The basic formula: Calculating the conversion rate is not difficult. You just need to divide the number of people who took the desired action by the total number of people who clicked on the ad.
For example, let’s suppose that your purchased 1,000 clicks on Google AdWords, and out of those 35 people ended up purchasing your ebook. Your conversion rate on that campaign was 35 divided by 1,000, which is 0.035. After that we need to multiply the result by 100 to find the percentage. So 0.035 x 100 equals 3,5%.
Reversing the formula: Reversing the conversion rate formula is particular useful for people who sell products online or for affiliate markets.
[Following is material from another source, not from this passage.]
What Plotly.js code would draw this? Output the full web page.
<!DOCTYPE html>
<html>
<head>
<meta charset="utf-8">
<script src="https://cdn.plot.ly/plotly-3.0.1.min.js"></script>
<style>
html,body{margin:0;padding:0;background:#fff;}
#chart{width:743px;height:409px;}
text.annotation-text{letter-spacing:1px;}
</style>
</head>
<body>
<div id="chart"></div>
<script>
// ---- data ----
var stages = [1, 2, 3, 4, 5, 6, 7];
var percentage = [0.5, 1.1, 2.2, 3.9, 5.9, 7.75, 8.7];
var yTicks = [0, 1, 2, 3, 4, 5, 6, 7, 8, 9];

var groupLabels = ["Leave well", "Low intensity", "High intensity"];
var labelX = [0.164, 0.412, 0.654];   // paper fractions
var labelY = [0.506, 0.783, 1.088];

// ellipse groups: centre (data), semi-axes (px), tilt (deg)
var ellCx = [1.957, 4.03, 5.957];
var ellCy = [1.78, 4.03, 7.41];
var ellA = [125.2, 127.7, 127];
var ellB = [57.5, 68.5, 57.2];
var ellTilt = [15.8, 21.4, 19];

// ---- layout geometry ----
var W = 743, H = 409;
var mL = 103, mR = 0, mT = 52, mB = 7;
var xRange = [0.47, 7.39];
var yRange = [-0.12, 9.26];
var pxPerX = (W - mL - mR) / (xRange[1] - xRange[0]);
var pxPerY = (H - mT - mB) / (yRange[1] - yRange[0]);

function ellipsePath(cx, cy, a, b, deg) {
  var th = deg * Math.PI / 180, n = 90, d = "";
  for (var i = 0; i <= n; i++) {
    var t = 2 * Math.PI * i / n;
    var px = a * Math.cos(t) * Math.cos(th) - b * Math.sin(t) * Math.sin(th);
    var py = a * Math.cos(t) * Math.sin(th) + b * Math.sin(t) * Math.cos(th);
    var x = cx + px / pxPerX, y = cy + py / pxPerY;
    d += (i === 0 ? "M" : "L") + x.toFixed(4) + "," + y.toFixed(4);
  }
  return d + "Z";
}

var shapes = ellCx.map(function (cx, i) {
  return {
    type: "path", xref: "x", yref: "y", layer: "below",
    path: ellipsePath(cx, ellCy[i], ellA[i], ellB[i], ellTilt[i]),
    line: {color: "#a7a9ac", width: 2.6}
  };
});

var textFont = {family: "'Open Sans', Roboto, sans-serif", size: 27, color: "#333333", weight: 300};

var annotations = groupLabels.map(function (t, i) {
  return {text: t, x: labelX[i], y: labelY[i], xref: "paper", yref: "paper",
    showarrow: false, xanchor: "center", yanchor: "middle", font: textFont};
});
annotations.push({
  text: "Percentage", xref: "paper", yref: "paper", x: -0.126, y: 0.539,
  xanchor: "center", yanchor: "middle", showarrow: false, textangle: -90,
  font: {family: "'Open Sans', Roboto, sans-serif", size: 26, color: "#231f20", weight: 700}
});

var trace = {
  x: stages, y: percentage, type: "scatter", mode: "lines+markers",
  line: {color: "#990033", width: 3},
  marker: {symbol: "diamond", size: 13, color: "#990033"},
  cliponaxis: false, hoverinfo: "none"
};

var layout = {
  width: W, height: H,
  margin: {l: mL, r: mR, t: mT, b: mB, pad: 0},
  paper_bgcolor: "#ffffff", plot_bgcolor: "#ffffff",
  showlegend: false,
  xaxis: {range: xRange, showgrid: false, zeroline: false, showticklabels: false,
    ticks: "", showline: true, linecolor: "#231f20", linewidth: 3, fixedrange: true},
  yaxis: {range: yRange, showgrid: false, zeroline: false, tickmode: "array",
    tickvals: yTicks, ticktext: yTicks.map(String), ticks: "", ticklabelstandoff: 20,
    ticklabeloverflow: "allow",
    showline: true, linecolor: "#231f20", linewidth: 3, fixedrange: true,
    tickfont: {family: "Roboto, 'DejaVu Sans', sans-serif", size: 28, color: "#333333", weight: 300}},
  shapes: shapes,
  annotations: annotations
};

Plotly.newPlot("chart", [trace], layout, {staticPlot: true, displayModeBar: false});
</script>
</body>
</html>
Let’s suppose that you sell an ebook for $17, and that you want to drive traffic to your sales page using Google AdWords. How much should you pay for each click, however? The answer to that is what I call “the average value per visitor.”
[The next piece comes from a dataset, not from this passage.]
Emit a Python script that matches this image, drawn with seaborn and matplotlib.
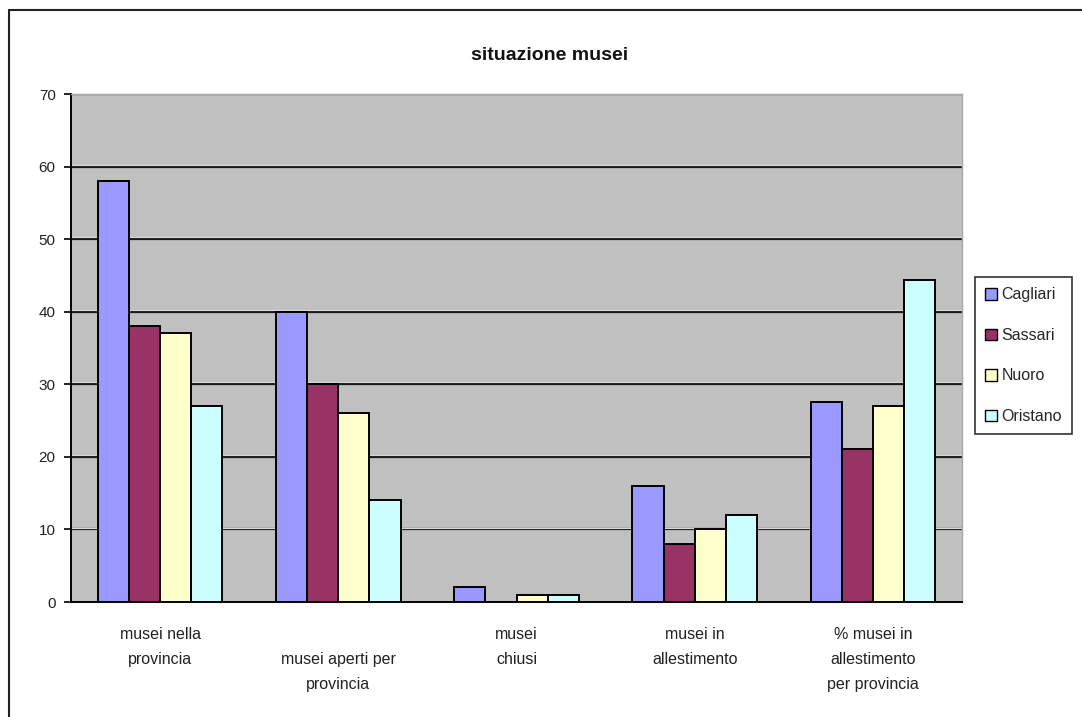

You’ll basically need to multiply the conversion rate by the price of your book. Let’s suppose your conversion rate is 4%. So 4 / 100 equals 0.04, times $17 it is equal to $0.68. This is your average value per visitor. If you pay $0.68 per click, therefore, you’ll break even. If you manage to pay less than that, you’ll make a profit.
For example, if you managed to purchase 2,000 clicks for $0.50 you’ll make a profit of 2,000 x $0.18, which equals to $360. $0.18 is the difference between the average value per visitor on your site ($0.68) and the price you are paying to get each visitor there ($0.50).
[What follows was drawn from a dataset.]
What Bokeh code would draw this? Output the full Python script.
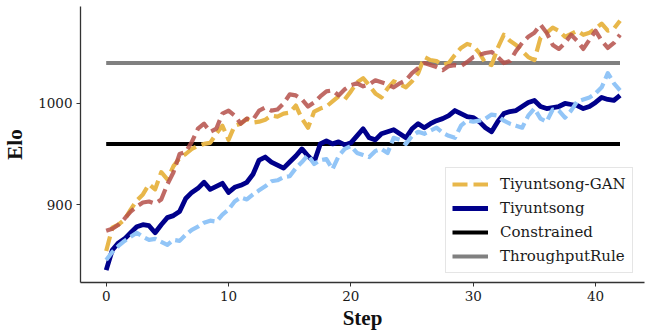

Another way to calculate the profits is by finding out the total revenues and total costs. Since your conversion rate is 4%, out of the 2,000 clicks you bought 80 people ended up purchasing your ebook. So total revenues equal to 80 times $17, or $1,360. Now total costs were 2,000 clicks times $0.50 per click, which is equal to $1,000. Finally, if we subtract costs from revenues we get $1,360 minus $1,000, so profits equal to $360.
Making these calculations if you are an affiliate marketer instead of a product seller is exactly the same thing. You’ll just need to change the price of the product with the commission you get per sale. The interesting thing here is that affiliate networks will tell you the average conversion rate for each product, so you start with all the numbers on your hand.
Let’s suppose that a particular affiliate offer converts at 7%. The cost for that product is $39, and your commission is 20% per sale. This means that on each sale you deliver to the merchant you’ll get paid $7.8 ($39 x 0.2) by the affiliate network. With this numbers you already know how much you can spend per click that you’ll send to the product sales page. That is the conversion rate multiplied by your commission, so 0.07 x $7.8, which is equal to $0.54. As long as you can send visitors there for less than $0.54, therefore, you’ll be making a profit on that campaign.
Obviously conversion rates may vary with different traffic sources, time of the day and the like, so the formula is not perfect. Despite that, it is the best framework you have to take an analytical approach to Internet advertising.